What makes Kite stand out is how narrowly it defines success. The network is optimized for real-time transactions and predictable coordination, not maximal composability. Fast finality matters more here than endless flexibility. Transactions are meant to be simple and inexpensive. Governance is programmable, but intentionally constrained. Even the KITE token follows this restrained logic. Utility is rolled out in two phases. The first focuses on ecosystem participation and incentives, enough to encourage real usage without overwhelming the system. Only later do staking, governance, and fee-related functions come into play. This pacing suggests patience, and an understanding that economic complexity should follow usage, not try to manufacture it.
From the perspective of someone who has watched several infrastructure cycles come and go, this approach feels informed by experience. I’ve seen protocols launch with elaborate governance systems before anyone had a reason to care. I’ve seen incentive structures create activity that vanished as soon as rewards dried up. Kite seems designed to avoid those traps. It doesn’t treat complexity as a badge of seriousness. It treats it as something to be earned through adoption.

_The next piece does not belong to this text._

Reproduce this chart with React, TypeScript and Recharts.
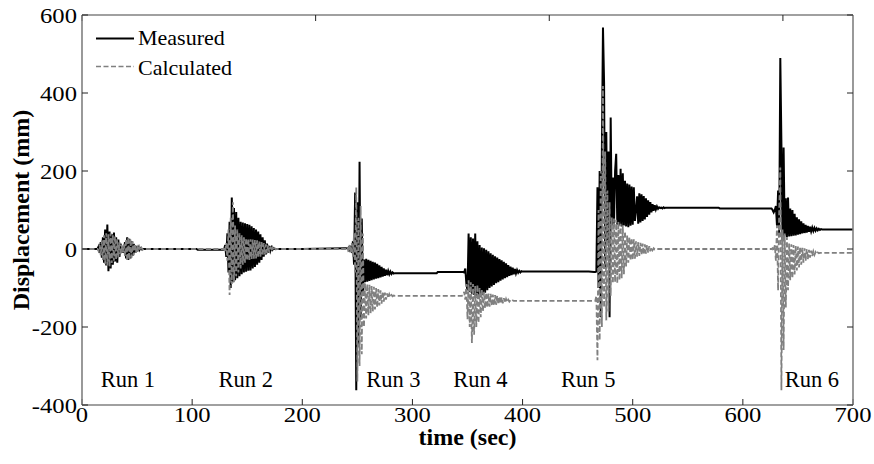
import React from "react";
import {
  LineChart,
  Line,
  XAxis,
  YAxis,
  Legend,
  Label,
  ReferenceDot,
} from "recharts";

// ---- axis ticks ----
const xTicks = [0, 100, 200, 300, 400, 500, 600, 700];
const yTicks = [-400, -200, 0, 200, 400, 600];

// ---- run labels (text, position in data units) ----
const runLabels = ["Run 1", "Run 2", "Run 3", "Run 4", "Run 5", "Run 6"];
const runLabelTime = [17, 124, 258, 337, 435, 638];
const runLabelLevel = -354;

// ---- quiet (between runs) samples ----
const baseT = [0, 10, 60, 104, 105, 120, 186, 200, 239, 290, 322, 323, 340, 410, 460, 540, 578, 579, 620, 680, 700];
const baseM = [0, 0, 0, 0, -2, -2, 0, 0, 2, -62, -62, -59, -59, -58, -58, 106, 106, 104, 104, 50, 50];
const baseC = [0, 0, 0, 0, 0, 0, 0, 0, 0, -120, -120, -120, -120, -133, -133, 0, 0, 0, 0, -10, -10];

// ---- Run 1 ----
const run1T = [14, 15, 16, 17, 18, 19, 20, 21, 22, 23, 24, 25, 26, 27, 28, 29, 30, 31, 32, 33, 34, 35, 36, 37, 38, 39, 40, 41, 42, 43, 44, 45, 46, 47, 48, 49, 50, 51, 52, 53, 54, 55, 56, 57];
const run1M = [0, 6, -10, 18, -22, 30, -35, 50, -42, 63, -57, 45, -50, 38, -40, 42, -32, 30, -35, 24, -20, 14, -9, 6, -10, 18, -24, 30, -28, 26, -24, 20, -17, 13, -10, 8, -6, 4, -3, 2, -1, 0, 0, 0];
const run1C = [0, -5, 10, -16, 22, -28, 35, -38, 40, -42, 38, -45, 40, -36, 35, -30, 32, -28, 25, -22, 18, -15, 10, -8, 12, -18, 25, -30, 30, -28, 26, -22, 20, -16, 13, -10, 8, -6, 5, -4, 3, -2, 1, 0];

// ---- Run 2 ----
const run2T = [129, 130, 131, 132, 133, 134, 135, 136, 137, 138, 139, 140, 141, 142, 143, 144, 145, 146, 147, 148, 149, 150, 151, 152, 153, 154, 155, 156, 157, 158, 159, 160, 161, 162, 163, 164, 165, 166, 167, 168, 169, 170, 171, 172, 173, 174, 175, 176, 177];
const run2M = [-2, 10, -20, 40, -60, 70, -100, 132, -85, 105, -80, 95, -75, 80, -70, 70, -65, 68, -60, 66, -58, 64, -56, 62, -55, 58, -50, 54, -46, 50, -40, 45, -35, 38, -28, 30, -20, 22, -14, 14, -9, 8, -5, 4, -2, 2, 0, 0, 0];
const run2C = [0, -8, 15, -30, 50, -118, 80, -90, 120, -85, 60, -70, 50, -60, 40, -50, 35, -40, 30, -35, 28, -30, 26, -28, 25, -26, 24, -25, 23, -24, 22, -22, 20, -20, 18, -17, 15, -14, 12, -11, 9, -8, 6, -5, 4, -3, 2, -1, 0];

// ---- Run 3 ----
const run3T = [240, 241, 242, 243, 244, 245, 246, 247, 248, 249, 250, 251, 252, 253, 254, 255, 256, 257, 258, 259, 260, 261, 262, 263, 264, 265, 266, 267, 268, 269, 270, 271, 272, 273, 274, 275, 276, 277, 278, 279, 280, 281, 282, 283, 284, 285];
const run3M = [2, 2, 4, -2, 8, -10, 20, -40, 145, -362, 120, -250, 224, -180, 78, -120, -27, -85, -25, -84, -28, -82, -30, -80, -33, -78, -35, -76, -38, -75, -42, -73, -46, -71, -50, -69, -53, -67, -56, -65, -58, -64, -60, -63, -62, -62];
const run3C = [0, 5, -8, 12, -10, 15, -20, 40, -60, 158, -340, 80, -300, 110, -270, 40, -200, -88, -178, -90, -170, -92, -165, -95, -160, -97, -155, -100, -150, -103, -145, -106, -140, -109, -135, -112, -130, -114, -126, -116, -123, -118, -121, -119, -120, -120];

// ---- Run 4 ----
const run4T = [345, 346, 347, 348, 349, 350, 351, 352, 353, 354, 355, 356, 357, 358, 359, 360, 361, 362, 363, 364, 365, 366, 367, 368, 369, 370, 371, 372, 373, 374, 375, 376, 377, 378, 379, 380, 381, 382, 383, 384, 385, 386, 387, 388, 389, 390, 391, 392, 393, 394, 395, 396, 397, 398, 399, 400];
const run4M = [-59, -59, -60, -50, -90, -106, 40, -110, 30, -115, 27, -118, 40, -120, 20, -122, 10, -123, 4, -118, 2, -112, -2, -106, -6, -100, -11, -96, -15, -92, -19, -88, -22, -85, -26, -81, -29, -78, -33, -75, -37, -72, -41, -69, -45, -67, -48, -65, -51, -63, -54, -61, -56, -60, -57, -58];
const run4C = [-120, -118, -110, -130, -90, -180, -80, -200, -85, -241, -90, -220, -95, -200, -92, -190, -100, -175, -105, -160, -110, -152, -112, -150, -114, -148, -115, -146, -117, -145, -118, -143, -120, -142, -122, -140, -124, -139, -126, -138, -128, -136, -130, -135, -131, -134, -132, -133, -133, -133, -133, -133, -133, -133, -133, -133];

// ---- Run 5 ----
const run5T = [465, 466, 467, 468, 469, 470, 471, 472, 473, 474, 475, 476, 477, 478, 479, 480, 481, 482, 483, 484, 485, 486, 487, 488, 489, 490, 491, 492, 493, 494, 495, 496, 497, 498, 499, 500, 501, 502, 503, 504, 505, 506, 507, 508, 509, 510, 511, 512, 513, 514, 515, 516, 517, 518, 519, 520, 521, 522, 523, 524, 525, 526, 527, 528, 529, 530];
const run5M = [-59, -59, -58, 158, -100, 200, -175, 250, 568, 427, -50, 300, 20, 250, -175, 337, 60, 183, 65, 200, 244, 62, 190, 60, 206, 58, 194, 60, 175, 58, 168, 56, 165, 60, 160, 62, 158, 72, 100, 135, 65, 143, 68, 140, 72, 136, 76, 130, 82, 125, 88, 120, 94, 115, 98, 112, 101, 109, 103, 107, 105, 106, 104, 107, 105, 106];
const run5C = [-133, -133, -120, -285, 100, -234, 200, -200, 418, -150, 250, -183, 150, -160, 120, -120, 81, -88, 78, -85, 75, -88, 70, -80, 65, -75, 60, -65, 45, -45, 35, -35, 30, -30, 28, -28, 25, -25, 20, -20, 18, -18, 16, -16, 14, -14, 12, -12, 10, -9, 7, -6, 4, -3, 2, -1, 0, 0, 0, 0, 0, 0, 0, 0, 0, 0];

// ---- Run 6 ----
const run6T = [625, 626, 627, 628, 629, 630, 631, 632, 633, 634, 635, 636, 637, 638, 639, 640, 641, 642, 643, 644, 645, 646, 647, 648, 649, 650, 651, 652, 653, 654, 655, 656, 657, 658, 659, 660, 661, 662, 663, 664, 665, 666, 667, 668, 669, 670, 671, 672, 673];
const run6M = [104, 104, 100, 94, 100, 110, 60, 150, 40, 490, 270, 20, 260, 35, 130, 30, 132, 32, 104, 33, 100, 34, 90, 35, 81, 37, 76, 38, 71, 40, 66, 41, 62, 42, 59, 44, 57, 45, 55, 46, 54, 47, 53, 48, 52, 49, 51, 50, 50];
const run6C = [0, 0, 2, -5, 10, -30, 60, -106, 100, 209, -362, 50, -259, 40, -150, 30, -106, 14, -80, 12, -75, 10, -65, 8, -55, 6, -47, 5, -40, 3, -35, 2, -30, 0, -26, -2, -22, -4, -18, -6, -15, -8, -13, -9, -11, -10, -10, -10, -10];

const segments: [number[], number[], number[]][] = [
  [baseT, baseM, baseC],
  [run1T, run1M, run1C],
  [run2T, run2M, run2C],
  [run3T, run3M, run3C],
  [run4T, run4M, run4C],
  [run5T, run5M, run5C],
  [run6T, run6M, run6C],
];

const data = segments
  .flatMap(([T, M, C]) => T.map((t, i) => ({ t, m: M[i], c: C[i] })))
  .sort((a, b) => a.t - b.t);

const FONT = "'Liberation Serif', 'Times New Roman', serif";

const XTick = (props: any) => {
  const { x, y, payload } = props;
  return (
    <g transform={`translate(${x},${y + 23}) scale(1.12,1)`}>
      <text x={0} y={0} textAnchor="middle" fontFamily={FONT} fontSize={22} fill="#000">
        {payload.value}
      </text>
    </g>
  );
};

const YTick = (props: any) => {
  const { x, y, payload } = props;
  return (
    <g transform={`translate(${x - 11},${y + 7.5}) scale(1.12,1)`}>
      <text x={0} y={0} textAnchor="end" fontFamily={FONT} fontSize={22} fill="#000">
        {payload.value}
      </text>
    </g>
  );
};

const NoTick = () => <g />;

const LegendBox = () => (
  <svg width={200} height={70} style={{ overflow: "visible" }}>
    <line x1={6} y1={18.5} x2={44} y2={18.5} stroke="#000" strokeWidth={2} />
    <text x={48} y={25} fontFamily={FONT} fontSize={22} fill="#000">
      Measured
    </text>
    <line x1={6} y1={46.5} x2={44} y2={46.5} stroke="#808080" strokeWidth={1.6} strokeDasharray="5 2.5" />
    <text x={48} y={55} fontFamily={FONT} fontSize={22} fill="#000">
      Calculated
    </text>
  </svg>
);

const RunText = (label: string) => (p: any) => (
  <text x={p.cx} y={p.cy} fontFamily={FONT} fontSize={22.5} fill="#000">
    {label}
  </text>
);

export default function App() {
  return (
    <div style={{ position: "absolute", left: 0, top: 0, width: 874, height: 464, background: "#fff" }}>
      <LineChart
        width={874}
        height={464}
        data={data}
        margin={{ top: 5, right: 11, bottom: 29, left: 22 }}
      >
        <XAxis
          dataKey="t"
          type="number"
          domain={[0, 700]}
          ticks={xTicks}
          interval={0}
          height={30}
          tickSize={-6}
          tickMargin={0}
          tickLine={{ stroke: "#222", strokeWidth: 1 }}
          axisLine={{ stroke: "#808080", strokeWidth: 1.6 }}
          tick={<XTick />}
          allowDataOverflow
        >
          <Label
            content={(p: any) => {
              const vb = p.viewBox || {};
              return (
                <text
                  x={vb.x + vb.width / 2}
                  y={vb.y + 40}
                  textAnchor="middle"
                  fontFamily={FONT}
                  fontWeight="bold"
                  fontSize={24}
                  fill="#000"
                >
                  time (sec)
                </text>
              );
            }}
          />
        </XAxis>
        <XAxis
          xAxisId="top"
          orientation="top"
          type="number"
          domain={[0, 700]}
          ticks={xTicks}
          interval={0}
          height={10}
          tickSize={-6}
          tickMargin={0}
          tickLine={{ stroke: "#222", strokeWidth: 1 }}
          axisLine={{ stroke: "#808080", strokeWidth: 1.6 }}
          tick={NoTick}
          allowDataOverflow
        />
        <YAxis
          type="number"
          domain={[-400, 600]}
          ticks={yTicks}
          interval={0}
          width={60}
          tickSize={-6}
          tickMargin={0}
          tickLine={{ stroke: "#222", strokeWidth: 1 }}
          axisLine={{ stroke: "#808080", strokeWidth: 1.6 }}
          tick={<YTick />}
          allowDataOverflow
        >
          <Label
            content={(p: any) => {
              const vb = p.viewBox || {};
              const cx = vb.x + 7;
              const cy = vb.y + vb.height / 2;
              return (
                <text
                  transform={`translate(${cx},${cy}) rotate(-90)`}
                  textAnchor="middle"
                  fontFamily={FONT}
                  fontWeight="bold"
                  fontSize={24}
                  fill="#000"
                >
                  Displacement (mm)
                </text>
              );
            }}
          />
        </YAxis>
        <YAxis
          yAxisId="right"
          orientation="right"
          type="number"
          domain={[-400, 600]}
          ticks={yTicks}
          interval={0}
          width={10}
          tickSize={-6}
          tickMargin={0}
          tickLine={{ stroke: "#222", strokeWidth: 1 }}
          axisLine={{ stroke: "#808080", strokeWidth: 1.6 }}
          tick={NoTick}
          allowDataOverflow
        />
        <Legend
          layout="vertical"
          align="center"
          verticalAlign="middle"
          wrapperStyle={{ position: "absolute", left: 90, top: 20, width: 200, height: 70 }}
          content={() => <LegendBox />}
        />
        <Line
          dataKey="m"
          type="linear"
          stroke="#000"
          strokeWidth={2}
          dot={false}
          activeDot={false}
          isAnimationActive={false}
        />
        <Line
          dataKey="c"
          type="linear"
          stroke="#808080"
          strokeWidth={1.8}
          strokeDasharray="5 2.5"
          dot={false}
          activeDot={false}
          isAnimationActive={false}
        />
        {runLabels.map((label, i) => (
          <ReferenceDot
            key={label}
            x={runLabelTime[i]}
            y={runLabelLevel}
            r={0}
            ifOverflow="visible"
            shape={RunText(label)}
          />
        ))}
      </LineChart>
    </div>
  );
}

Of course, there are open questions that matter. Will developers choose a purpose-built Layer 1 for agentic payments instead of adapting existing chains? Can Kite maintain decentralization while supporting the speed and volume that machine-driven transactions may require? How does governance evolve when software agents, not humans, account for much of the network’s activity? These are real trade-offs, and Kite doesn’t pretend they’re already solved. Its credibility comes partly from acknowledging those limits instead of glossing over them.All of this is happening in an industry still wrestling with its own constraints. Scalability remains difficult. The blockchain trilemma has humbled many confident Layer 1s. AI narratives often move faster than practical deployment.
Kite enters this environment quietly, without trying to outpromise anyone. It suggests that the machine economy will not arrive through dramatic breakthroughs, but through infrastructure that works reliably and fades into the background. If Kite succeeds, it may not feel revolutionary. It may simply feel necessary. In this space, that kind of quiet usefulness is a rare and meaningful signal.